Project

Profile

Help

SaxonCS output encoding support in comparison with Saxon.NET

Added by Martin Honnen over 1 year ago

I think due to (default) restrictions in .NET 5/6 (core) of the supported Encodings it seems that SaxonCS.exe transform supports a lot of less encoding than Saxon.NET's Transform.exe does, e.g. with Transform.exe of Saxon 10.8 on my machine I can use e.g. !encoding=Windows-1252 or !encoding=Windows-1252 without problems while SaxonCS gives an error like e.g. Unknown encoding requested: Windows-1252.

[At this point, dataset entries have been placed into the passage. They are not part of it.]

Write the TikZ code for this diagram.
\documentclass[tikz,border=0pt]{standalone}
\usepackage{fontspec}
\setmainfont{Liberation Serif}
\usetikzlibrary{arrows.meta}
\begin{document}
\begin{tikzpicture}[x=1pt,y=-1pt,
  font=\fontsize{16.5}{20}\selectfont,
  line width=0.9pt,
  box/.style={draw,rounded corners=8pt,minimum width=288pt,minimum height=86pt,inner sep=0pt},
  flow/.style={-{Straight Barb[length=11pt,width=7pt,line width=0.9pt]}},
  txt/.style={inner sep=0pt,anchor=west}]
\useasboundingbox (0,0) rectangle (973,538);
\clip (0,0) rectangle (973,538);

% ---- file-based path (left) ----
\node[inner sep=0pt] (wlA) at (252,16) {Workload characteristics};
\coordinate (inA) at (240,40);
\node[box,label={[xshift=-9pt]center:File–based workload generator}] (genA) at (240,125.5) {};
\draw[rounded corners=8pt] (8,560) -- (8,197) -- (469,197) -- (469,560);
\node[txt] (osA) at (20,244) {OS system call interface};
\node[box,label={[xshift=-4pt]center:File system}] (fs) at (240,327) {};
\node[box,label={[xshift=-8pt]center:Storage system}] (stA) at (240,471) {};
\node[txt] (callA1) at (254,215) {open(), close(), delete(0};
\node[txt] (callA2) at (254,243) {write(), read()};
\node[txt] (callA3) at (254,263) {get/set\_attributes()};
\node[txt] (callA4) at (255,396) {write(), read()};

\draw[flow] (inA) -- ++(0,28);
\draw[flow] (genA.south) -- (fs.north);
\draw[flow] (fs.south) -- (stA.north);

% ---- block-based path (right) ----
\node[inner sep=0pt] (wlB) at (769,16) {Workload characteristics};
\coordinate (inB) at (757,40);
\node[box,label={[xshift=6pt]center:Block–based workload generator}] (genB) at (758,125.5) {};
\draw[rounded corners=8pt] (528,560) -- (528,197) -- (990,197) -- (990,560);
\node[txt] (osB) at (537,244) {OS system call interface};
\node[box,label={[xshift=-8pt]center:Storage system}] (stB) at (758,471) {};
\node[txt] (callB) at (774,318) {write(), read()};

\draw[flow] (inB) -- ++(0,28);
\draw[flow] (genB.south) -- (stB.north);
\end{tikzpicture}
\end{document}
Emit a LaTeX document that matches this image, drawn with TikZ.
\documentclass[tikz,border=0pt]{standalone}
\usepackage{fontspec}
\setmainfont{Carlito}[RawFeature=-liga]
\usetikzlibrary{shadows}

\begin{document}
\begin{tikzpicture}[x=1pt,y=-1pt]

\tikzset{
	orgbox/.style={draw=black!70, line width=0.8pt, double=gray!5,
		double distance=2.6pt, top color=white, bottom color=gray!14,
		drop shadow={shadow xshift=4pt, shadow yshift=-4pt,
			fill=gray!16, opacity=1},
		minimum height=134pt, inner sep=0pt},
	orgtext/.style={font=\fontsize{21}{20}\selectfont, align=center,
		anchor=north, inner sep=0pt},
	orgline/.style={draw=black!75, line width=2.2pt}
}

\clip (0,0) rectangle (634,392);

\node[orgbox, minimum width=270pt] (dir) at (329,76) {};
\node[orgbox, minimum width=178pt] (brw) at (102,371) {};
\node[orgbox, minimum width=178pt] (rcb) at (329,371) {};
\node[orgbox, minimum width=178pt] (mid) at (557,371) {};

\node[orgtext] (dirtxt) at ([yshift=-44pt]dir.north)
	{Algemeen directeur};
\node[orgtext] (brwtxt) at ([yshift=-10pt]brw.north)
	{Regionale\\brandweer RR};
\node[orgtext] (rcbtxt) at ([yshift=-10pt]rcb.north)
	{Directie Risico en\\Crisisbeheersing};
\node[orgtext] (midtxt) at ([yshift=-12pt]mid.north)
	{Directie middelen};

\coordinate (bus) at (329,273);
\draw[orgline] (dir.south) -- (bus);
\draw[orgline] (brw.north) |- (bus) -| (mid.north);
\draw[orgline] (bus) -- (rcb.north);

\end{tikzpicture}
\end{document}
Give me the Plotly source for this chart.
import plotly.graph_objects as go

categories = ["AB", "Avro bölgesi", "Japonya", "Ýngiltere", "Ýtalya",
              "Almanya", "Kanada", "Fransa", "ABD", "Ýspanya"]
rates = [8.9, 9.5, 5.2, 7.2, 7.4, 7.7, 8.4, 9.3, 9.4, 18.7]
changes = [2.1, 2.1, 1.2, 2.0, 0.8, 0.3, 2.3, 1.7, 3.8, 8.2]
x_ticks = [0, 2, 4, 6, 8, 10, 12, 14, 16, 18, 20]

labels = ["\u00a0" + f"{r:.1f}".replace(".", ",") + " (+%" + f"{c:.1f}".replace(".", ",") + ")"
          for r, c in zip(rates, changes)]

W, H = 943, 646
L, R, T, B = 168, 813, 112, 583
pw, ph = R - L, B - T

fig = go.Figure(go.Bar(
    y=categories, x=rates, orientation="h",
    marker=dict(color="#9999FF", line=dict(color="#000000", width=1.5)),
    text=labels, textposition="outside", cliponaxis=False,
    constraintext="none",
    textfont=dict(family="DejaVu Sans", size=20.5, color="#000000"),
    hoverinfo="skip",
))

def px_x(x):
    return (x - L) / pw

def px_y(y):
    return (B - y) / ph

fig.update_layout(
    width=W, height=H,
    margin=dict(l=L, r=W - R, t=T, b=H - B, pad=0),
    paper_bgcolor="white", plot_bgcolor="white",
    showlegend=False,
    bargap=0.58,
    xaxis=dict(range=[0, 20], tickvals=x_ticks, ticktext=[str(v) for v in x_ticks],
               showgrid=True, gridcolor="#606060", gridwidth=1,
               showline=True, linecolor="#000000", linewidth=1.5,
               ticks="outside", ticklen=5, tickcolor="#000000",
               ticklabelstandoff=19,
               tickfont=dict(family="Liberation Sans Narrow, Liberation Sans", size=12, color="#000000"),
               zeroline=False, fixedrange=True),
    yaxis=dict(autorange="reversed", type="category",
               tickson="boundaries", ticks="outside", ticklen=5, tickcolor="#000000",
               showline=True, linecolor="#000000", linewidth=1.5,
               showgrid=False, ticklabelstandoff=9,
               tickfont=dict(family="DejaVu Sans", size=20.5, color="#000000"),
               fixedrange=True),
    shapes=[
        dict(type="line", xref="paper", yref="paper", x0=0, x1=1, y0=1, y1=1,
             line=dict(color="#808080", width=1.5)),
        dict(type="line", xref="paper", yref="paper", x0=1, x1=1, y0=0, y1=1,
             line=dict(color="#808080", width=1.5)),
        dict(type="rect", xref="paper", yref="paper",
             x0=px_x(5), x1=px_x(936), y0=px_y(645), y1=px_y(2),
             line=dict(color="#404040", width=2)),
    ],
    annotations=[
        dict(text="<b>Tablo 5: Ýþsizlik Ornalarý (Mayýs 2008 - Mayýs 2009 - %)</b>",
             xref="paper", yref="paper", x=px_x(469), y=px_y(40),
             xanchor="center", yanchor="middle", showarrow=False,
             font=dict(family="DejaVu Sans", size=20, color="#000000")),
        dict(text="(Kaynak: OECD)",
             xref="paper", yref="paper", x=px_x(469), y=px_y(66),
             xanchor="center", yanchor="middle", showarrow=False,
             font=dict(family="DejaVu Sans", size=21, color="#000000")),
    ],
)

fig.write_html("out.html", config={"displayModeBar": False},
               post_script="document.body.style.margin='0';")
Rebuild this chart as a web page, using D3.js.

This should be fixable (I hope) by SaxonCS.exe doing Encoding.RegisterProvider(CodePagesEncodingProvider.Instance);. Documentation explaining that is in https://docs.microsoft.com/en-us/dotnet/api/system.text.encoding.getencodings?view=net-6.0.

What do you think? Is the currently limited support of a variety of encodings due to .NET core default limitations a deliberate decision or just something you weren't aware of?


Replies (13)

Please register to reply

RE: SaxonCS output encoding support in comparison with Saxon.NET - Added by Michael Kay over 1 year ago

Can't users with specialist requirements for obscure encodings register them themselves?

RE: SaxonCS output encoding support in comparison with Saxon.NET - Added by Martin Honnen over 1 year ago

When calling the SaxonCS API with their own .NET code, yes, I think so, but I don't see or at least know how to do that for the SaxonCS.exe transform command line tool.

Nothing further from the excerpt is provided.